Friday, June 19, 2009

Trying to Preserve the Uli Cultural Practice

June 16-18, 2009: For the last two days I have been traveling in the southeast states of Enugu and Anambra to the villages of Enugwu-Inyi and Nkwelle-Ogidi to meet with the few traditional practitioners of an Igbo cultural practice called Uli who were being trained under a USG grant by a renowned Igbo professor, artist, and academic, who I consider an Uli activist, to preserve Uli designs through crafts from jewelry to pottery to clothes. I actually bought a set of placemats with Uli designs from CAD, hand painted pottery, and a pair of earrings.
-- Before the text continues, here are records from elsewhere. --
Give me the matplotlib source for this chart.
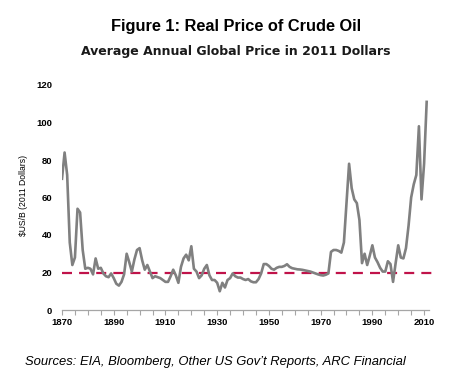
import matplotlib
matplotlib.use("Agg")
import matplotlib.pyplot as plt
from matplotlib.ticker import MultipleLocator

years = list(range(1870, 2012))
prices = [
    70, 84, 72, 36, 24, 28, 54, 52, 32, 22,        # 1870-1879
    22.5, 22, 19, 27.5, 22, 22.5, 19.5, 18, 17.5, 19.5,  # 1880-1889
    17, 14, 13, 15, 19, 30, 25.5, 20.5, 27, 32,    # 1890-1899
    33, 26.5, 21.5, 24, 20.5, 17, 18, 17.5, 17, 16,  # 1900-1909
    15, 15, 18, 21.5, 18.5, 14.5, 23, 27.5, 29.5, 26.5,  # 1910-1919
    34, 22, 20.5, 17, 18.5, 22, 24, 18.5, 16, 16,  # 1920-1929
    14.5, 10, 14.5, 12, 16, 17, 19.5, 18, 17.3, 17.3,  # 1930-1939
    16.5, 16, 16.5, 15.3, 14.8, 14.8, 16.5, 19.5, 24.5, 24.5,  # 1940-1949
    23.5, 22, 21.5, 22.5, 23, 23, 23.5, 24.4, 23, 22.3,  # 1950-1959
    22, 21.7, 21.6, 21.4, 21.1, 20.8, 20.5, 20, 19.5, 19,  # 1960-1969
    18.6, 18.4, 18.8, 19.5, 31, 32, 32, 31.5, 30.6, 36,  # 1970-1979
    57, 78, 65, 59, 57, 48, 25, 30, 24, 29,        # 1980-1989
    34.5, 28, 25.5, 22.5, 20.5, 20.5, 26, 24.5, 15, 25,  # 1990-1999
    34.5, 28, 27.5, 33, 45, 60, 67, 72, 98, 59,    # 2000-2009
    78, 111,                                        # 2010-2011
]
long_run_avg = 20
x_tick_labels = [1870, 1890, 1910, 1930, 1950, 1970, 1990, 2010]
y_ticks = [0, 20, 40, 60, 80, 100, 120]

W, H = 450, 386
fig = plt.figure(figsize=(W / 100, H / 100), dpi=100)
fig.patch.set_facecolor("white")
ax = fig.add_axes([62 / W, (H - 310) / H, (429 - 62) / W, (310 - 85) / H])

ax.plot(years, prices, color="#808080", lw=1.9, solid_joinstyle="round", zorder=3)
ax.plot([1870, 2013.2], [long_run_avg, long_run_avg], color="#C0134A", lw=1.6,
        dashes=(4.5, 3.2), clip_on=False, zorder=2)

ax.set_xlim(1870, 2011.9)
ax.set_ylim(0, 120)

for s in ["top", "right", "left"]:
    ax.spines[s].set_visible(False)
ax.spines["bottom"].set_color("#A6A6A6")
ax.spines["bottom"].set_linewidth(0.9)

ax.set_xticks(x_tick_labels)
ax.xaxis.set_minor_locator(MultipleLocator(5))
ax.tick_params(axis="x", which="both", direction="out", length=3.5, width=0.8,
               color="#A6A6A6", pad=2)
ax.set_xticklabels([str(v) for v in x_tick_labels], fontsize=6.8,
                   fontweight="bold", family="Liberation Sans")
ax.set_yticks(y_ticks)
ax.set_yticklabels([str(v) for v in y_ticks], fontsize=6.8,
                   fontweight="bold", family="Liberation Sans")
ax.tick_params(axis="y", length=0, pad=7)

fig.text(24 / W, 1 - 195 / H, r"\$US/B (2011 Dollars)", rotation=90,
         ha="center", va="center", fontsize=6.2, family="Liberation Sans")

fig.text(236 / W, 1 - 27 / H, "Figure 1: Real Price of Crude Oil", ha="center",
         va="center", fontsize=11.8, fontweight="bold", family="Liberation Sans")
fig.text(236 / W, 1 - 52 / H, "Average Annual Global Price in 2011 Dollars",
         ha="center", va="center", fontsize=9, fontweight="bold",
         family="DejaVu Sans", color="#1a1a1a")
fig.text(25 / W, 1 - 362 / H,
         "Sources: EIA, Bloomberg, Other US Gov\u2019t Reports, ARC Financial",
         ha="left", va="center", fontsize=9.4, style="italic",
         family="Liberation Sans")

fig.savefig("out.png", dpi=100, facecolor="white")
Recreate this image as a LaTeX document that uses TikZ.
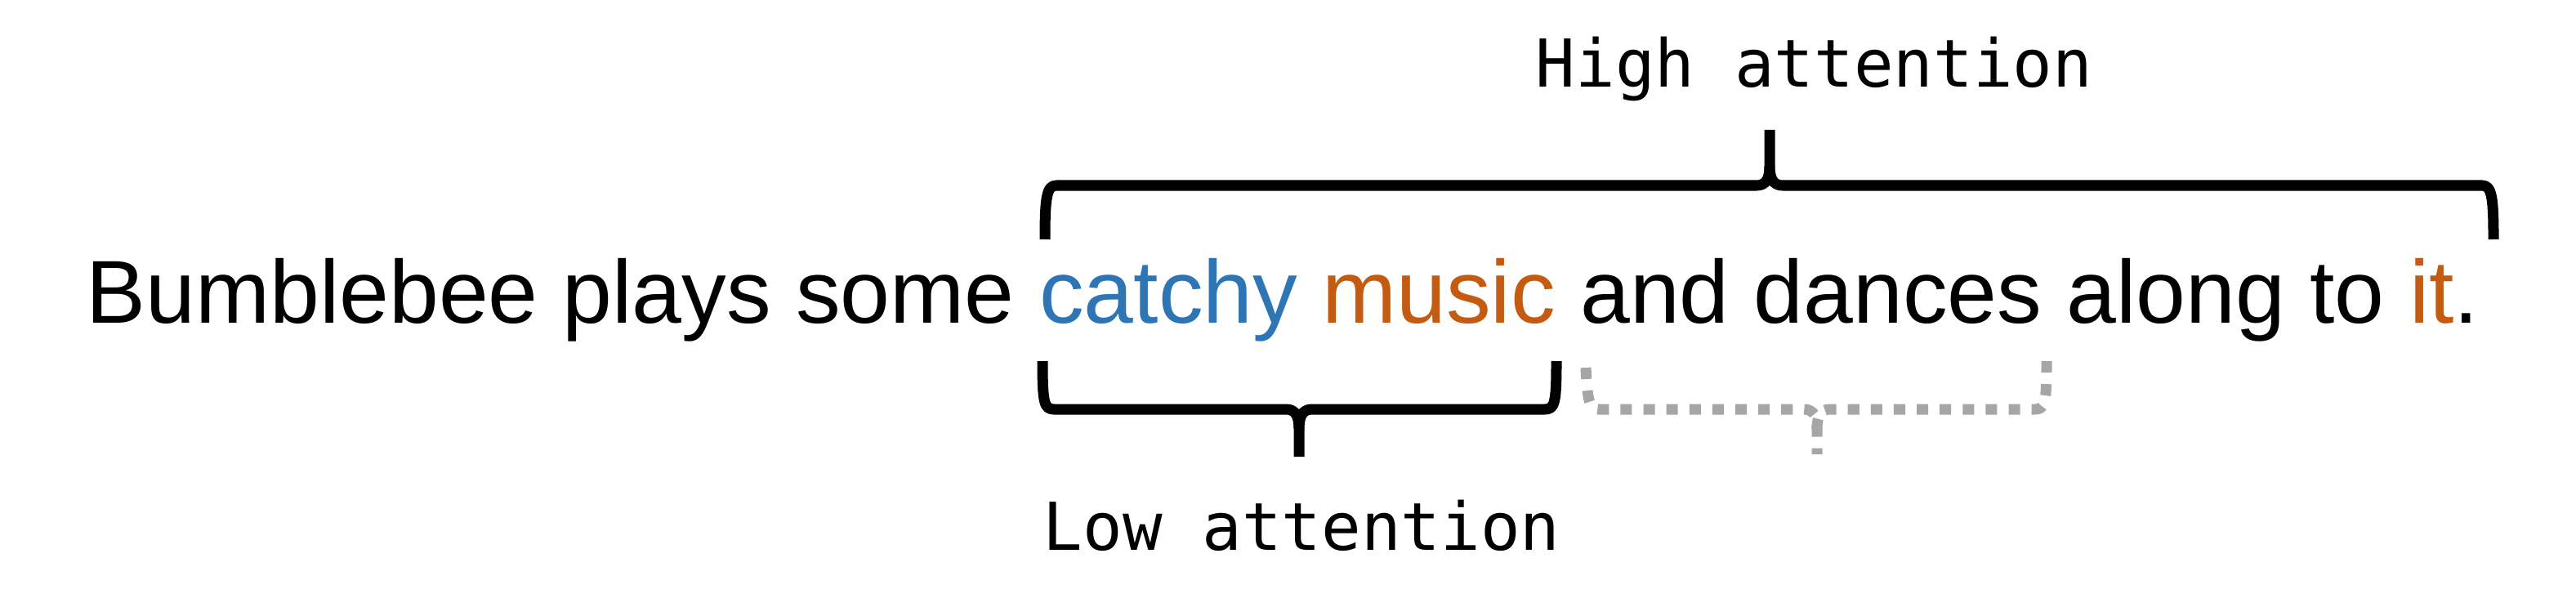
\documentclass[tikz,border=0pt]{standalone}
\usepackage{fontspec}
\setmainfont{Liberation Sans}
\newfontfamily\monofont{DejaVu Sans Mono}
\definecolor{wordblue}{HTML}{2E75B6}
\definecolor{wordorange}{HTML}{C55A11}
\definecolor{bracegray}{HTML}{A6A6A6}
\tikzset{
	bracestroke/.style={line width=3.7pt, line cap=butt, line join=round},
	ghoststroke/.style={bracestroke, draw=bracegray, dash pattern=on 4pt off 4pt},
	monolabel/.style={inner sep=0pt, anchor=base west, font=\monofont\fontsize{23}{27}\selectfont}
}
\begin{document}
\begin{tikzpicture}[x=1cm, y=-1cm]
	\useasboundingbox (0,0) rectangle (31.53,7.42);
	\node[inner sep=0pt, anchor=base west, font=\fontsize{31.1}{37}\selectfont] (sentence) at (1.05,3.95)
		{Bumblebee plays some \textcolor{wordblue}{catchy} \textcolor{wordorange}{music} and dances along to \textcolor{wordorange}{it}.};
	\node[monolabel] (high) at (18.79,1.07) {High attention};
	\node[monolabel] (low) at (12.76,6.73) {Low attention};
	% Klammer oben
	\draw[bracestroke] (12.79,2.93) .. controls (12.79,2.42) and (12.81,2.27) .. (12.93,2.27)
		-- (21.50,2.27) .. controls (21.62,2.27) and (21.66,2.18) .. (21.66,2.03) -- (21.66,1.59);
	\draw[bracestroke] (30.52,2.93) .. controls (30.52,2.42) and (30.50,2.27) .. (30.38,2.27)
		-- (21.82,2.27) .. controls (21.70,2.27) and (21.66,2.18) .. (21.66,2.03);
	% Klammer unten
	\draw[bracestroke] (12.76,4.42) .. controls (12.76,4.93) and (12.78,5.01) .. (12.90,5.01)
		-- (15.74,5.01) .. controls (15.86,5.01) and (15.90,5.10) .. (15.90,5.25) -- (15.90,5.59);
	\draw[bracestroke] (19.05,4.42) .. controls (19.05,4.93) and (19.03,5.01) .. (18.91,5.01)
		-- (16.06,5.01) .. controls (15.94,5.01) and (15.90,5.10) .. (15.90,5.25);
	% Klammer gestrichelt
	\draw[ghoststroke] (19.41,4.50) .. controls (19.43,4.90) and (19.45,5.01) .. (19.57,5.01)
		-- (22.08,5.01) .. controls (22.20,5.01) and (22.24,5.10) .. (22.24,5.25) -- (22.24,5.56);
	\draw[ghoststroke] (25.05,4.42) .. controls (25.05,4.93) and (25.03,5.01) .. (24.91,5.01)
		-- (22.40,5.01) .. controls (22.28,5.01) and (22.24,5.10) .. (22.24,5.25);
\end{tikzpicture}
\end{document}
Traditionally Uli symbols were painted on the body in place of clothes or on huts (homes) or shrines, but modern times have put pressure to abandon these wonderful ways. I met and had the opportunity to have conversations with the most fantastic women in their 60s-80s who are the last of their kind trying to hold on to the ways of the past that their mothers and grandmothers taught regarding Uli. Although many of them no longer know what the individual Uli symbols mean, except to say that their spirits tell them what to paint, they were all beautiful women (one claimed she was old-age beautiful!), with wonderful spirits and full of life. They all told me they were renewed by the training and the possibility of the economic empowerment that selling crafts would bring them. With this grant, the USG has not only given these women hope, but also helped in transforming their lives. This means a lot and makes me not only pleased that the U.S. Mission is involved in projects like this, but that the giving nature of the American people can be seen through the eyes of these incredible women!